Again, if you can’t talk with a family member about the health history of your relatives, do your best to recall anything you might have heard about them. If you were adopted, there are still ways you can learn about the health history of your biological parents. You can also ask your healthcare provider if you should undergo genetic testing to discover if you are at risk for a specific disease or condition. If you don’t have access to your family medical history, be open and honest with your health practitioners about it.
Step Three—Follow the Recommended Screening and Check-Up Schedule
At this point, you have gathered a solid amount of information about your health history and that of your relatives. It’s a good starting point, but if you really want to show your body some love, you need to be proactive about getting check-ups and screening tests as needed.
As a rule, you should visit your dentist once or twice every year for an exam and a dental cleaning. This isn’t just about having a dazzling white smile. One cavity left untreated can lead to an abscess under the gum, which can then spread through your body. Poor dental hygiene can also increase the risk of developing other diseases such as diabetes and heart disease.
A thorough dental exam includes a cleaning by a dental hygienist followed by a checkup of your mouth by the dentist. They dentist may also recommend specific x-rays on certain visits to check your overall oral health or to identify cavities or other tooth problems.
If you are lucky enough to have 20/20 vision and no health problems such as diabetes, the general recommendation is a complete eye exam every five to 10 years: once in your 20s and twice in your 30s. But if you have vision problems or wear contacts or glasses, you should have your vision checked every two years or more often as recommended by your provider.
Of course, if you have an eye injury, infection or pain, start experiencing unusual flashes, floaters or patterns of light in your field of vision, call your ophthalmologist ASAP, says the American Academy of Ophthalmology.
A vision screening generally includes:
- Distance vision test, also called a “visual acuity” test to check how well you can see things far away.
- Close-up vision test to test you well you can see text up close.
- Color blindness test to determine if you see colors differently than most people or have trouble telling certain colors apart.
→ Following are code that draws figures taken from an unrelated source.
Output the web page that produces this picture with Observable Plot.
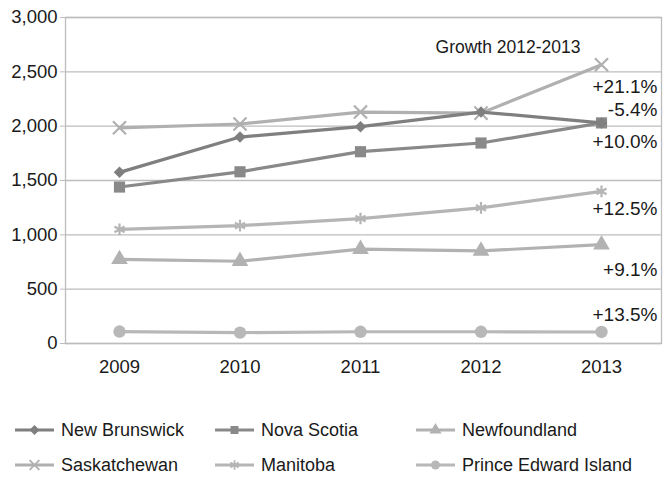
<!DOCTYPE html>
<html><head><meta charset="utf-8">
<script src="https://cdn.jsdelivr.net/npm/d3@7"></script>
<script src="https://cdn.jsdelivr.net/npm/@observablehq/plot@0.6"></script>
<style>
body{margin:0;background:#fff;}
#wrap{position:relative;width:663px;height:478px;overflow:hidden;font-family:"Liberation Sans",Arial,sans-serif;}
.leg{position:absolute;display:flex;align-items:center;font-size:18px;color:#1a1a1a;height:24px;white-space:nowrap;}
.leg svg{display:block;margin-right:6px;}
</style></head><body><div id="wrap"></div>
<script>
// ---- data ----
const years = [2009, 2010, 2011, 2012, 2013];
const provinces = ["New Brunswick", "Nova Scotia", "Newfoundland", "Saskatchewan", "Manitoba", "Prince Edward Island"];
const newBrunswick = [1575, 1900, 1995, 2130, 2030];
const novaScotia   = [1440, 1580, 1765, 1845, 2030];
const newfoundland = [775, 757, 868, 852, 910];
const saskatchewan = [1985, 2020, 2130, 2120, 2565];
const manitoba     = [1050, 1085, 1150, 1248, 1400];
const pei          = [110, 100, 108, 108, 106];
const growthLabels = ["-5.4%", "+10.0%", "+9.1%", "+21.1%", "+12.5%", "+13.5%"];
const yTicks = [0, 500, 1000, 1500, 2000, 2500, 3000];
const annotationTitle = "Growth 2012-2013";

// ---- styles (not data) ----
const seriesValues = [newBrunswick, novaScotia, newfoundland, saskatchewan, manitoba, pei];
const styles = [
  {color: "#7f7f7f", symbol: "diamond2", filled: true,  r: 5.2, dy: -13},
  {color: "#898989", symbol: "square",   filled: true,  r: 6.3, dy: 19},
  {color: "#b2b2b2", symbol: "triangle", filled: true,  r: 6.2, dy: 25},
  {color: "#b0b0b0", symbol: "times",    filled: false, r: 6,   dy: 22},
  {color: "#b5b5b5", symbol: "asterisk", filled: false, r: 5.5, dy: 18},
  {color: "#b8b8b8", symbol: "circle",   filled: true,  r: 6.2, dy: -17}
];

const rows = [];
provinces.forEach((p, i) => years.forEach((y, j) => rows.push({province: p, year: y, value: seriesValues[i][j], idx: i})));
const lastRows = provinces.map((p, i) => ({province: p, year: years[years.length - 1], value: seriesValues[i][years.length - 1], label: growthLabels[i], idx: i}));

const FONT = '"Liberation Sans",Arial,sans-serif';

const marks = [
  Plot.gridY(yTicks, {stroke: "#bdbdbd", strokeOpacity: 1, strokeWidth: 1.3}),
  Plot.frame({stroke: "#bdbdbd", strokeWidth: 1.3}),
  Plot.axisY(yTicks, {tickSize: 5, tickPadding: 3, tickFormat: d3.format(","), fontSize: 18.5, stroke: "#bdbdbd", color: "#1a1a1a", label: null}),
  Plot.axisX(years, {tickSize: 0, tickPadding: 16, tickFormat: d => String(d), fontSize: 18.5, color: "#1a1a1a", label: null}),
];
[5, 2, 4, 3, 1, 0].forEach(i => {
  const s = styles[i];
  const data = rows.filter(d => d.idx === i);
  marks.push(Plot.line(data, {x: "year", y: "value", stroke: s.color, strokeWidth: 3.2}));
  marks.push(Plot.dot(data, {x: "year", y: "value", symbol: () => s.symbol, r: s.r,
    fill: s.filled ? s.color : "none", stroke: s.color, strokeWidth: s.filled ? 0 : 2.2}));
});

const chart = Plot.plot({
  width: 663, height: 380,
  marginLeft: 65, marginRight: 2, marginTop: 17, marginBottom: 37,
  style: {fontFamily: FONT, background: "#fff", overflow: "visible"},
  x: {type: "linear", domain: [years[0], years[years.length - 1]], range: [119, 601], axis: null},
  y: {domain: [0, 3000], axis: null},
  symbol: {type: "identity"},
  marks: [
    ...marks,
    ...styles.map((s, i) => Plot.text(lastRows.filter(d => d.idx === i), {x: "year", y: "value", text: "label", dx: 56, dy: s.dy, textAnchor: "end", fontSize: 19, fill: "#1a1a1a"})),
    Plot.text([annotationTitle], {x: years[3], y: yTicks[yTicks.length - 1], text: d => d, dx: 27, dy: 30, fontSize: 17.5, fill: "#1a1a1a"})
  ]
});
const wrap = document.getElementById("wrap");
chart.style.position = "absolute";
chart.style.left = "0"; chart.style.top = "0";
wrap.appendChild(chart);

// ---- legend (HTML below the svg) ----
const legendPos = [[15, 418], [215, 418], [416, 418], [15, 453], [215, 453], [416, 453]];
const symMap = {diamond2: d3.symbolDiamond2, square: d3.symbolSquare, triangle: d3.symbolTriangle, times: d3.symbolTimes, asterisk: d3.symbolAsterisk, circle: d3.symbolCircle};
provinces.forEach((p, i) => {
  const s = styles[i];
  const div = document.createElement("div");
  div.className = "leg";
  div.style.left = legendPos[i][0] + "px";
  div.style.top = legendPos[i][1] + "px";
  const svg = d3.create("svg").attr("width", 40).attr("height", 20);
  svg.append("line").attr("x1", 0).attr("x2", 39).attr("y1", 10).attr("y2", 10).attr("stroke", s.color).attr("stroke-width", 3);
  svg.append("path").attr("transform", "translate(19.5,10)")
    .attr("d", d3.symbol(symMap[s.symbol], Math.PI * 4.5 * 4.5)())
    .attr("fill", s.filled ? s.color : "none").attr("stroke", s.filled ? "none" : s.color).attr("stroke-width", 1.8);
  div.appendChild(svg.node());
  const span = document.createElement("span");
  span.textContent = p;
  div.appendChild(span);
  wrap.appendChild(div);
});
</script>
</body></html>
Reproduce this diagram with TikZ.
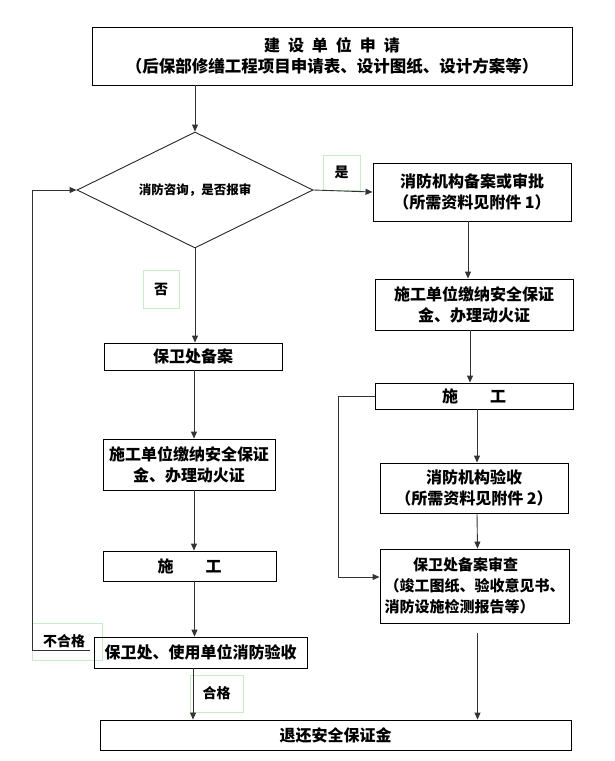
\documentclass[tikz,border=0pt]{standalone}
\usepackage{fontspec}
\newfontfamily\cjk{Noto Sans CJK SC}
\usetikzlibrary{shapes.geometric,arrows.meta,calc}
\begin{document}
\begin{tikzpicture}[x=1pt,y=-1pt,
  box/.style={draw=black,line width=0.9pt,inner sep=0pt,align=center,
    font=\cjk\bfseries\fontsize{16}{21}\selectfont},
  lab/.style={draw={rgb,255:red,200;green,236;blue,200},line width=0.8pt,inner sep=0pt,
    font=\cjk\bfseries\fontsize{14}{16}\selectfont},
  arr/.style={draw=black!80,line width=0.9pt,-{Triangle[length=7pt,width=6pt]}},
  ln/.style={draw=black!80,line width=0.9pt}]
\useasboundingbox (0,0) rectangle (614,761);
% label boxes (drawn first)
\node[lab,minimum width=37,minimum height=35] (yes) at (341.5,172.5) {是};
\node[lab,minimum width=36,minimum height=38] (no) at (161,289) {否};
\node[lab,minimum width=70,minimum height=37] (fail) at (67,641.5) {\raisebox{3pt}{不合格\hspace{6pt}}};
\node[lab,minimum width=53,minimum height=37] (pass) at (216.5,693.5) {\raisebox{3pt}{合格}};
% boxes
\node[box,minimum width=480,minimum height=58] (top) at (332,56)
  {建\hspace{0.5em}设\hspace{0.5em}单\hspace{0.5em}位\hspace{0.5em}申\hspace{0.5em}请\\
   {\fontsize{16.5}{20}\selectfont （后保部修缮工程项目申请表、设计图纸、设计方案等）}};
\node[diamond,draw=black!85,line width=0.9pt,minimum width=236,minimum height=116,
  inner sep=0pt,shape aspect=2.03,font=\cjk\bfseries\fontsize{12.5}{14}\selectfont] (d) at (195,190)
  {消防咨询，是否报审};
\node[box,minimum width=198,minimum height=58] (r1) at (472,192)
  {消防机构备案或审批\\（所需资料见附件 1）};
\node[box,minimum width=198,minimum height=51] (r2) at (474,304.5)
  {施工单位缴纳安全保证\\金、办理动火证};
\node[box,minimum width=198,minimum height=26] (r3) at (474,396)
  {施\hspace{2em}工};
\node[box,minimum width=188,minimum height=50] (r4) at (474,488)
  {消防机构验收\\（所需资料见附件 2）};
\node[box,minimum width=189,minimum height=74,align=left,font=\cjk\bfseries\fontsize{15}{21}\selectfont] (r5) at (474.5,586)
  {\hspace*{1.9em}保卫处备案审查\\（竣工图纸、验收意见书、\\消防设施检测报告等）};
\node[box,minimum width=178,minimum height=27] (l1) at (193,356.5) {保卫处备案};
\node[box,minimum width=172,minimum height=51] (l2) at (189,464.5)
  {施工单位缴纳安全保证\\金、办理动火证};
\node[box,minimum width=173,minimum height=30] (l3) at (189.5,566) {施\hspace{2em}工};
\node[box,minimum width=213,minimum height=31] (l4) at (200.5,652.5) {保卫处、使用单位消防验收};
\node[box,minimum width=471,minimum height=30] (b) at (335.5,735) {退还安全保证金};
% connectors
\draw[arr] (d.north |- top.south) -- (d.north);
\draw[arr] (d.east) -- (r1.west);
\draw[arr] ($(r1.south)+(-4,0)$) -- ($(r2.north)+(-6,0)$);
\draw[arr] ($(r2.south)+(-4,0)$) -- ($(r3.north)+(-4,0)$);
\draw[arr] ($(r3.south)+(3,0)$) -- ($(r4.north)+(3,0)$);
\draw[arr] ($(r4.south)+(3,0)$) -- ($(r5.north)+(3,0)$);
\draw[arr] (r3.west) -- ++(-36,0) |- ($(r5.west)+(0,-9)$);
\draw[arr] ($(r5.south)+(3,10)$) -- ($(r5.south |- b.north)+(3,0)$);
\draw[arr] (d.south) -- (d.south |- l1.north);
\draw[arr] ($(l1.south)+(1,0)$) -- ($(l1.south |- l2.north)+(1,0)$);
\draw[arr] ($(l2.south)+(5,0)$) -- ($(l2.south |- l3.north)+(5,0)$);
\draw[arr] ($(l3.south)+(5,0)$) -- ($(l3.south |- l4.north)+(5,0)$);
\draw[arr] ($(l1.south |- l4.south)$) -- (l1.south |- b.north);
\draw[arr] ($(l4.west)+(-4,-2)$) -- ++(-57,0) |- (d.west);
\end{tikzpicture}
\end{document}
You may also be tested for astigmatism, which causes generally blurry vision and makes it hard to see at night.
Not sure who does what at a vision check?
- An ophthalmologist is a medical doctor specializing in preventing, diagnosing, and treating eye disease. They provide complete eye exams, prescribe eyeglasses and contact lenses, and perform eye surgery.
- An optometrist is a health care professional who specializes in vision problems and eye disorders and can provide many of the same services as ophthalmologists.
- An optician is a health professional who is trained to fill prescriptions for eyeglasses, fitting you for frames, preparing your eyeglasses and providing contact lenses.
General health checkup and routine screening
A health checkup usually includes body mass index (BMI), skin checks, cholesterol and blood pressure screening, eye exams, immunizations and screening for sexually transmitted diseases. There are specific recommendations for women and men age 18 to 39 that your doctor will discuss with you.
Your healthcare provider may also order some common blood tests: a complete blood count (CBC). blood chemistry tests, blood enzyme tests and blood tests for heart disease risk. Depending on your sex, lifestyle, health history and that of your family, other tests or exams may also be recommended.
This is also a good time to share with your doctor any physical, mental or emotional concerns you may or ask for advice on improving your overall health. It’s the only body you have, so you might as well take good care of it and show it some love!